JOB: Write out, word for word, the stretch of lines beginning at the one with "Clone this chart in matplotlib." and ending at the one with "fig = plt.figure(figsize=(W", omitting the images.

================================

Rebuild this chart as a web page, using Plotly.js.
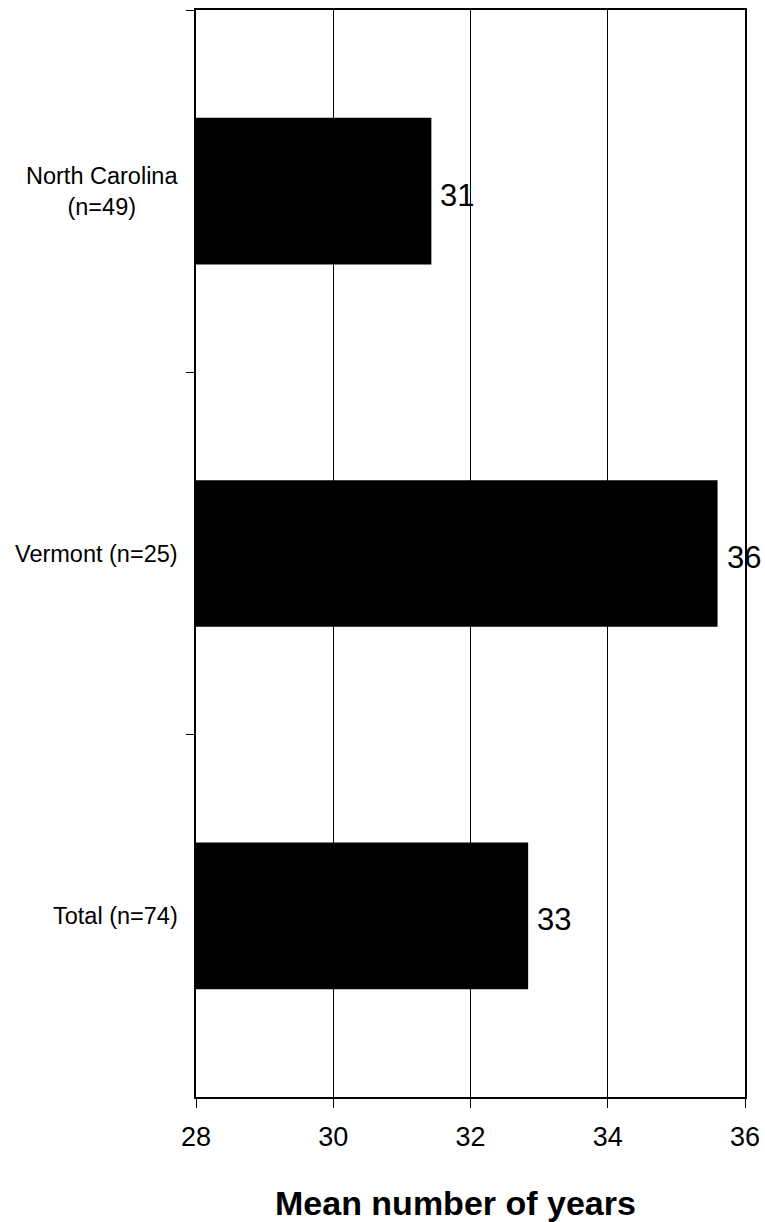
<!DOCTYPE html>
<html>
<head>
<meta charset="utf-8">
<script src="https://cdn.plot.ly/plotly-3.0.1.min.js"></script>
<style>html,body{margin:0;padding:0;background:#fff;}#chart{width:765px;height:1222px;}</style>
</head>
<body>
<div id="chart"></div>
<script>
// Data
var categories = ["North Carolina<br>(n=49)", "Vermont (n=25)", "Total (n=74)"];
var meanYears = [31.43, 35.6, 32.84];
var valueLabels = ["31", "36", "33"];
var xTickVals = [28, 30, 32, 34, 36];
var xTitle = "Mean number of years";

var FONT = "Liberation Sans, Arial, sans-serif";

var trace = {
  type: "bar",
  orientation: "h",
  y: categories,
  x: meanYears,
  width: 0.405,
  marker: {color: "#000000", line: {width: 0}},
  hoverinfo: "none",
  cliponaxis: false
};

var annotations = [];
categories.forEach(function (c, i) {
  annotations.push({
    xref: "paper", yref: "y", x: 0, y: c,
    text: c, showarrow: false,
    xanchor: "right", yanchor: "middle", align: "center",
    xshift: -16, yshift: 0,
    font: {family: FONT, size: 23.5, color: "#000"}
  });
  annotations.push({
    xref: "x", yref: "y", x: meanYears[i], y: c,
    text: valueLabels[i], showarrow: false,
    xanchor: "left", yanchor: "middle",
    xshift: 7, yshift: -4,
    font: {family: FONT, size: 31, color: "#000"}
  });
});
annotations.push({
  xref: "paper", yref: "paper", x: 0.472, y: -0.0975,
  text: "<b>" + xTitle + "</b>", showarrow: false,
  xanchor: "center", yanchor: "middle",
  font: {family: FONT, size: 34, color: "#000"}
});

var layout = {
  width: 765, height: 1222,
  margin: {l: 196, r: 20, t: 10, b: 125, pad: 0},
  paper_bgcolor: "#fff", plot_bgcolor: "#fff",
  showlegend: false,
  xaxis: {
    range: [28, 36],
    tickvals: xTickVals,
    ticks: "outside", ticklen: 9, tickwidth: 1, tickcolor: "#000",
    ticklabelstandoff: 6,
    showgrid: true, gridcolor: "#000", gridwidth: 1,
    zeroline: false,
    showline: true, linecolor: "#000", linewidth: 2, mirror: true,
    tickfont: {family: FONT, size: 27, color: "#000"},
    fixedrange: true
  },
  yaxis: {
    type: "category",
    autorange: "reversed",
    tickson: "boundaries",
    ticks: "outside", ticklen: 8, tickwidth: 1, tickcolor: "#000",
    showticklabels: false,
    showgrid: false, zeroline: false,
    showline: true, linecolor: "#000", linewidth: 2, mirror: true,
    fixedrange: true
  },
  annotations: annotations
};

Plotly.newPlot("chart", [trace], layout, {staticPlot: true, displayModeBar: false});
</script>
</body>
</html>
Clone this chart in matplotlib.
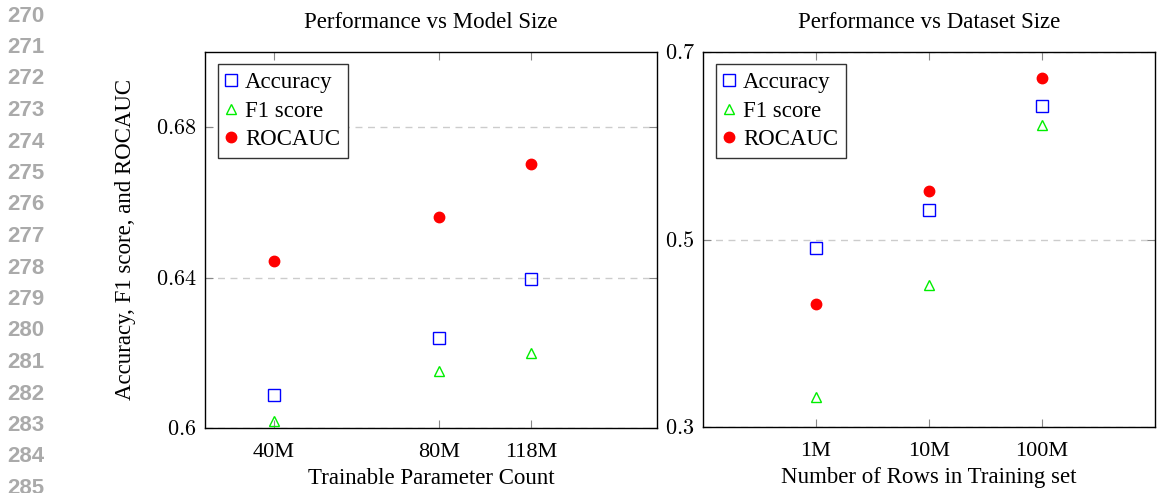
import matplotlib
matplotlib.use("Agg")
import matplotlib.pyplot as plt
from matplotlib.ticker import FixedLocator, NullLocator, FixedFormatter

plt.rcParams['font.family'] = ['Liberation Serif', 'DejaVu Serif']
plt.rcParams['mathtext.fontset'] = 'cm'

# ---- data: model size ----
model_sizes = [40, 80, 118]
model_labels = ["40M", "80M", "118M"]
model_acc = [0.6088, 0.6240, 0.6397]
model_f1 = [0.6019, 0.6152, 0.6200]
model_roc = [0.6445, 0.6560, 0.6701]
model_yticks = [0.6, 0.64, 0.68]
model_yticklabels = ["0.6", "0.64", "0.68"]

# ---- data: dataset size ----
data_sizes = [1, 10, 100]
data_labels = ["1M", "10M", "100M"]
data_acc = [0.491, 0.531, 0.642]
data_f1 = [0.332, 0.4515, 0.622]
data_roc = [0.431, 0.552, 0.672]
data_yticks = [0.3, 0.5, 0.7]
data_yticklabels = ["0.3", "0.5", "0.7"]

line_numbers = list(range(270, 286))

W, H = 1157, 493
fig = plt.figure(figsize=(W / 100, H / 100), dpi=100)

def px_axes(x0, y0, x1, y1):
    return fig.add_axes([x0 / W, (H - y1) / H, (x1 - x0) / W, (y1 - y0) / H])

ax1 = px_axes(205, 52, 657, 428)
ax2 = px_axes(703, 52, 1155, 427)

def style(ax, xs, xlabels, yticks, ylabels, xlim, ylim, title, xlabel):
    ax.set_xscale('log')
    ax.set_xlim(*xlim)
    ax.set_ylim(*ylim)
    ax.xaxis.set_major_locator(FixedLocator(xs))
    ax.xaxis.set_major_formatter(FixedFormatter(xlabels))
    ax.xaxis.set_minor_locator(NullLocator())
    ax.yaxis.set_major_locator(FixedLocator(yticks))
    ax.yaxis.set_major_formatter(FixedFormatter([f"${l}$" for l in ylabels]))
    ax.yaxis.set_minor_locator(NullLocator())
    ax.tick_params(direction='in', top=True, right=True, length=6, width=0.8,
                   color='#888888', labelsize=16)
    ax.tick_params(axis='x', pad=11)
    ax.tick_params(axis='y', pad=6)
    ax.yaxis.grid(True, linestyle=(0, (5, 4)), color='#cccccc', linewidth=1.0)
    ax.set_axisbelow(True)
    for s in ax.spines.values():
        s.set_linewidth(1.0)
        s.set_color('black')
    ax.set_title(title, fontsize=16.5, pad=17)
    ax.set_xlabel(xlabel, fontsize=16.5, labelpad=4)

def plot_series(ax, xs, acc, f1, roc):
    ax.plot(xs, acc, linestyle='none', marker='s', markersize=8, markerfacecolor='none',
            markeredgecolor='blue', markeredgewidth=1.0, label='Accuracy', clip_on=False)
    ax.plot(xs, f1, linestyle='none', marker='^', markersize=7, markerfacecolor='none',
            markeredgecolor='#00ee00', markeredgewidth=1.0, label='F1 score', clip_on=False)
    ax.plot(xs, roc, linestyle='none', marker='o', markersize=7.5, markerfacecolor='red',
            markeredgecolor='red', label='ROCAUC', clip_on=False)
    leg = ax.legend(loc='upper left', bbox_to_anchor=(0.028, 0.968), fontsize=16.5,
                    frameon=True, fancybox=False, edgecolor='#333333', framealpha=1,
                    handlelength=0.5, handletextpad=0.35, borderpad=0.35,
                    labelspacing=0.33, borderaxespad=0)
    leg.get_frame().set_linewidth(1.0)

style(ax1, model_sizes, model_labels, model_yticks, model_yticklabels,
      (30, 200), (0.6, 0.70), "Performance vs Model Size", "Trainable Parameter Count")
plot_series(ax1, model_sizes, model_acc, model_f1, model_roc)
ax1.set_ylabel("Accuracy, F1 score, and ROCAUC", fontsize=16.5, labelpad=14)

style(ax2, data_sizes, data_labels, data_yticks, data_yticklabels,
      (0.1, 1000), (0.3, 0.7), "Performance vs Dataset Size", "Number of Rows in Training set")
plot_series(ax2, data_sizes, data_acc, data_f1, data_roc)

# margin line numbers
y0, dy = 16, 31.5
for i, n in enumerate(line_numbers):
    fig.text(7 / W, 1 - (y0 + i * dy) / H, str(n), fontsize=16, fontweight='bold',
             color='#aaaaaa', family='Liberation Sans', va='center', ha='left')

fig.savefig("out.png", dpi=100)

================================

CORRECT OUTPUT:
Clone this chart in matplotlib.
import matplotlib
matplotlib.use("Agg")
import matplotlib.pyplot as plt
from matplotlib.ticker import FixedLocator, NullLocator, FixedFormatter

plt.rcParams['font.family'] = ['Liberation Serif', 'DejaVu Serif']
plt.rcParams['mathtext.fontset'] = 'cm'

# ---- data: model size ----
model_sizes = [40, 80, 118]
model_labels = ["40M", "80M", "118M"]
model_acc = [0.6088, 0.6240, 0.6397]
model_f1 = [0.6019, 0.6152, 0.6200]
model_roc = [0.6445, 0.6560, 0.6701]
model_yticks = [0.6, 0.64, 0.68]
model_yticklabels = ["0.6", "0.64", "0.68"]

# ---- data: dataset size ----
data_sizes = [1, 10, 100]
data_labels = ["1M", "10M", "100M"]
data_acc = [0.491, 0.531, 0.642]
data_f1 = [0.332, 0.4515, 0.622]
data_roc = [0.431, 0.552, 0.672]
data_yticks = [0.3, 0.5, 0.7]
data_yticklabels = ["0.3", "0.5", "0.7"]

line_numbers = list(range(270, 286))

W, H = 1157, 493
fig = plt.figure(figsize=(W / 100, H / 100), dpi=100)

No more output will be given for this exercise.